= WHAT YOU ARE ASKED TO DO =
Set the listing down again exactly, please, apart from its pictures.

........

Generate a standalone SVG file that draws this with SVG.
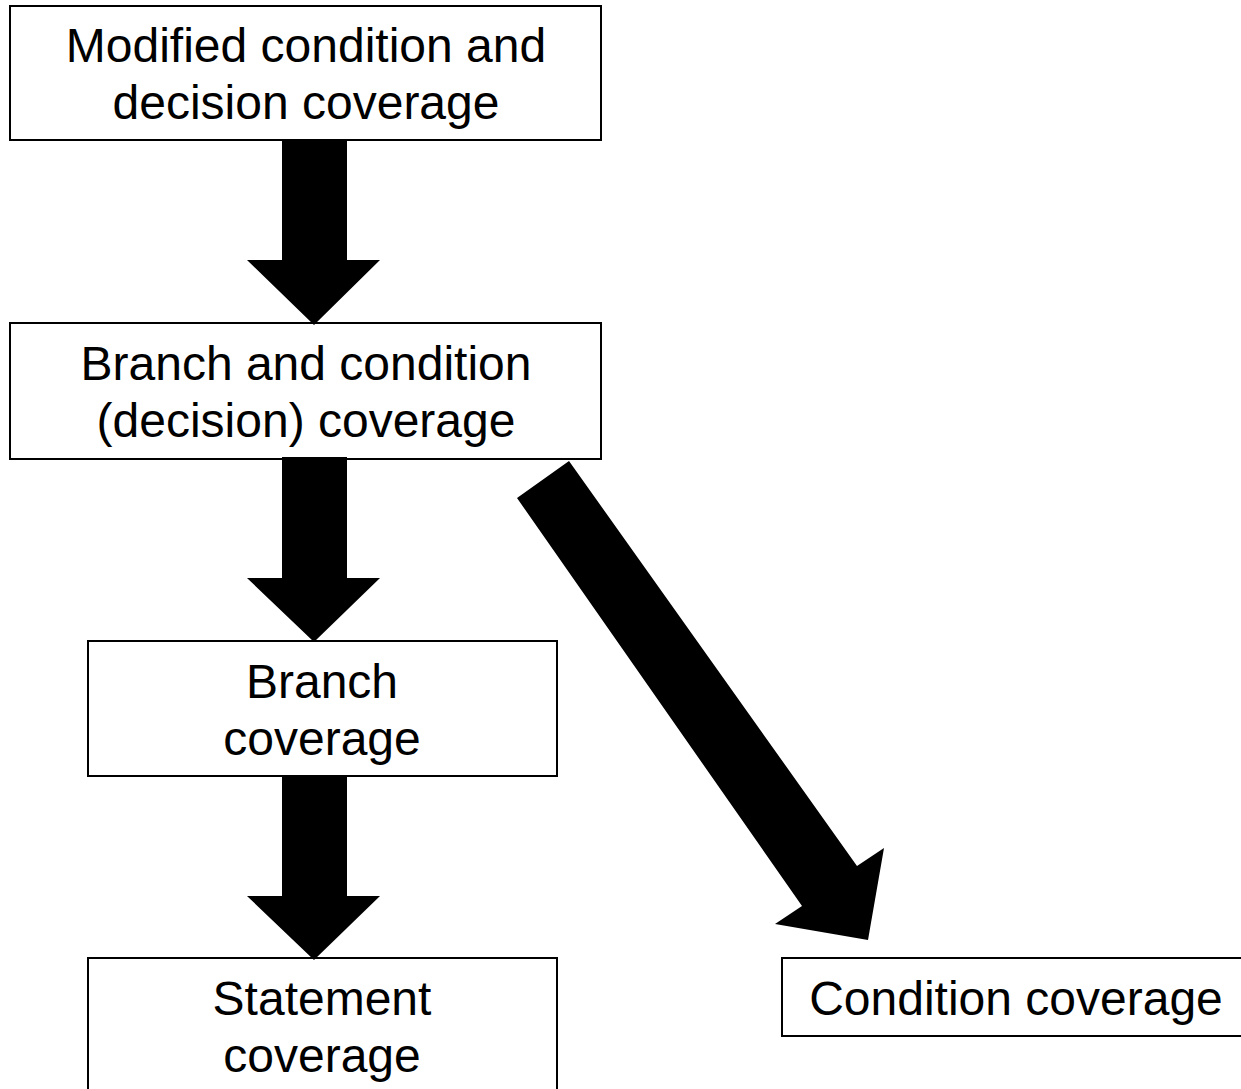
<svg xmlns="http://www.w3.org/2000/svg" width="1241" height="1089" viewBox="0 0 1241 1089">
<style>
.box{fill:#fff;stroke:#000;stroke-width:2}
.t{font-family:"Liberation Sans",Arial,sans-serif;font-size:48px;fill:#000;text-anchor:middle}
.arr{fill:#000;stroke:none}
</style>
<rect width="1241" height="1089" fill="#fff"/>
<g id="node-mcdc">
<rect class="box" x="10" y="6" width="591" height="134"/>
<text class="t" x="306" y="62">Modified condition and</text>
<text class="t" x="306" y="119">decision coverage</text>
</g>
<g id="node-bcc">
<rect class="box" x="10" y="323" width="591" height="136"/>
<text class="t" x="306" y="380">Branch and condition</text>
<text class="t" x="306" y="437">(decision) coverage</text>
</g>
<g id="node-branch">
<rect class="box" x="88" y="641" width="469" height="135"/>
<text class="t" x="322" y="698">Branch</text>
<text class="t" x="322" y="755">coverage</text>
</g>
<g id="node-statement">
<rect class="box" x="88" y="958" width="469" height="140"/>
<text class="t" x="322" y="1015">Statement</text>
<text class="t" x="322" y="1072">coverage</text>
</g>
<g id="node-condition">
<rect class="box" x="782" y="958" width="470" height="78"/>
<text class="t" x="1016" y="1015">Condition coverage</text>
</g>
<g id="connectors">
<polygon class="arr" points="282,139 347,139 347,260 380,260 314,325 247,260 282,260"/>
<polygon class="arr" points="282,457 347,457 347,578 380,578 314,642 247,578 282,578"/>
<polygon class="arr" points="282,775 347,775 347,896 380,896 314,960 247,896 282,896"/>
<polygon class="arr" points="569,461 857,866 884,848 868,940 775,924 802,906 517,498"/>
</g>
</svg>
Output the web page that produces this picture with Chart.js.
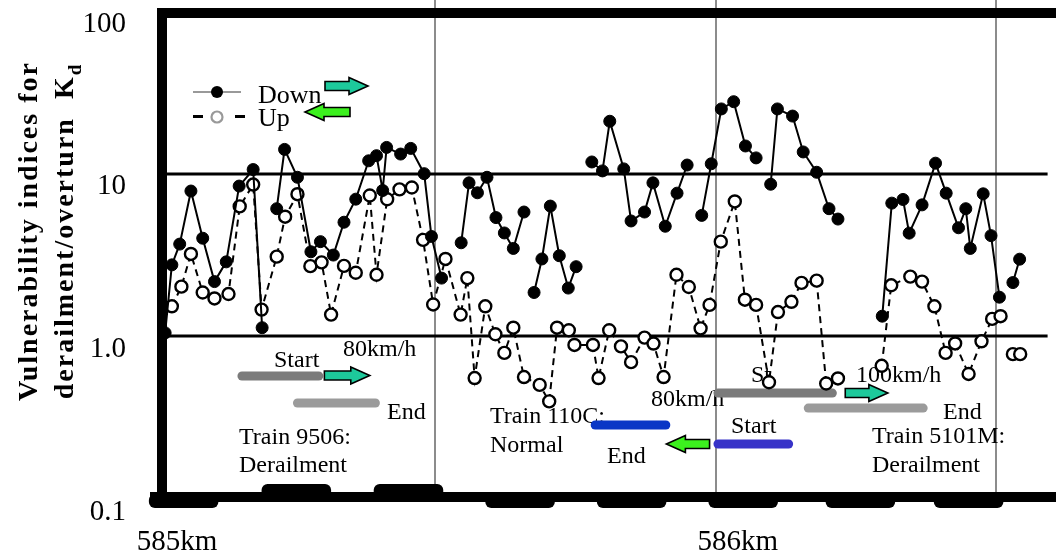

........

= TASK OUTPUT =
Generate a standalone SVG file that draws this with SVG.
<svg xmlns="http://www.w3.org/2000/svg" width="1241" height="1089" viewBox="0 0 1241 1089">
<style>
.box{fill:#fff;stroke:#000;stroke-width:2}
.t{font-family:"Liberation Sans",Arial,sans-serif;font-size:48px;fill:#000;text-anchor:middle}
.arr{fill:#000;stroke:none}
</style>
<rect width="1241" height="1089" fill="#fff"/>
<g id="node-mcdc">
<rect class="box" x="10" y="6" width="591" height="134"/>
<text class="t" x="306" y="62">Modified condition and</text>
<text class="t" x="306" y="119">decision coverage</text>
</g>
<g id="node-bcc">
<rect class="box" x="10" y="323" width="591" height="136"/>
<text class="t" x="306" y="380">Branch and condition</text>
<text class="t" x="306" y="437">(decision) coverage</text>
</g>
<g id="node-branch">
<rect class="box" x="88" y="641" width="469" height="135"/>
<text class="t" x="322" y="698">Branch</text>
<text class="t" x="322" y="755">coverage</text>
</g>
<g id="node-statement">
<rect class="box" x="88" y="958" width="469" height="140"/>
<text class="t" x="322" y="1015">Statement</text>
<text class="t" x="322" y="1072">coverage</text>
</g>
<g id="node-condition">
<rect class="box" x="782" y="958" width="470" height="78"/>
<text class="t" x="1016" y="1015">Condition coverage</text>
</g>
<g id="connectors">
<polygon class="arr" points="282,139 347,139 347,260 380,260 314,325 247,260 282,260"/>
<polygon class="arr" points="282,457 347,457 347,578 380,578 314,642 247,578 282,578"/>
<polygon class="arr" points="282,775 347,775 347,896 380,896 314,960 247,896 282,896"/>
<polygon class="arr" points="569,461 857,866 884,848 868,940 775,924 802,906 517,498"/>
</g>
</svg>
Output the web page that produces this picture with Chart.js.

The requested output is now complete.